Let $C$ be a smooth projective curve over $\mathbb{C}$ of genus $g \ge 2$ with Jacobian $J(C)$. By the Torelli theorem, we have that $\text{Aut }J(C)$ is either isomorphic to $\text{Aut }(C)$ or $\text{Aut }(C) \times \mathbb{Z}/2$.
- Is the automorphism group $\text{Aut }J(C)$ considered here just automorphisms of an algebraic variety respecting the principal polarization or are the automorphisms here really compatible with the group structure?
I'm a bit confused since the proofs of finiteness of automorphisms of principally polarized abelian varieties that I've seen seem to assume that they respect the group structure. Otherwise, the automorphisms mentioned above would also take things like translations into account and I'm not sure why the group above should be finite as given by the Hurwitz bound.

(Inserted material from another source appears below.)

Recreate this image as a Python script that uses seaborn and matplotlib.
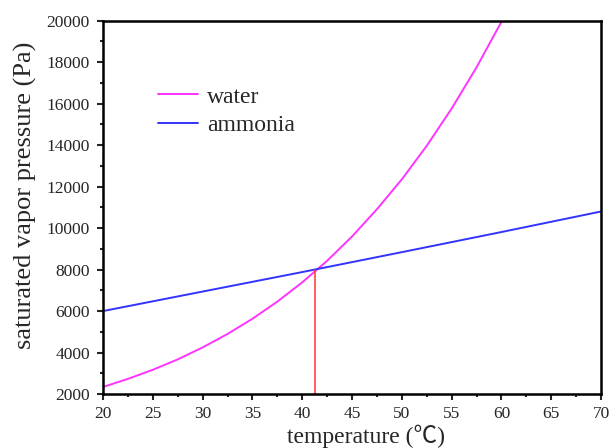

- Does an automorphism $\alpha$ of $C$ necessarily induce one on $J(C)$ which is compatible with its group structure? If you use the isomorphism $J(C) \cong \text{Pic}^0(C)$, it seems like the induced map $\tilde{\alpha}$ on $\text{Pic}^0(C)$ would send an element of the form $\text{div }f$ to $\text{div }g$, where $g = f \circ \alpha^{-1}$. Would this mean that the lattice for $J(C)$ would be sent to itself under this induced map in the complex analytic representation?